The Rime of the Ancient Mariner
How we cite our quotes:
'Is it he?' quoth one, 'Is this the man?
By him who died on cross,
With his cruel bow he laid full low
The harmless albatross.
The spirit who bideth by himself
In the land of mist and snow,
He loved the bird that loved the man
Who shot him with his bow.'
The other was a softer voice,
As soft as honeydew:
Quoth he, 'The man hath penance done,
And penance more will do.' (V.90-92)
The two voices play a kind of good cop/bad cop routine. The bad cop is like, "Is this the guy who thought the innocent albatross wasn't worth a second thought? Lemme at him!" And the good cop holds him back, saying, "He'll be able to earn forgiveness – as long as he plays ball and does the penance we require. You'll play ball, right, Mariner?" It's Law and Order, Coleridge-style.

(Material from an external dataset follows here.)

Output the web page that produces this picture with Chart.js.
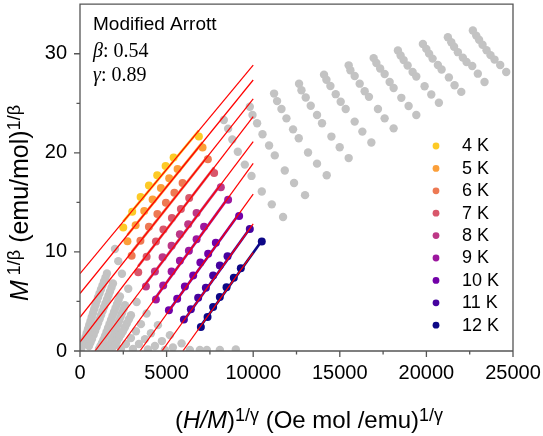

Oh sweeter than the marriage feast,
'Tis sweeter far to me,
To walk together to the kirk
With a goodly company! –
To walk together to the kirk,
And all together pray,
While each to his great Father bends,
Old men, and babes, and loving friends
And youths and maidens gay!
Farewell, farewell! but this I tell
To thee, thou wedding-guest!
He prayeth well, who loveth well
Both man and bird and beast. (VII.138-40)
The Mariner has abandoned his prideful ways, and now he just wants to be a member of the community and, especially, to pray a lot. The guy loves his prayers. However, does Coleridge divert from traditional Christian doctrine when he suggests that people and animals deserve the same love? Maybe avoiding pride means avoiding species pride, as well.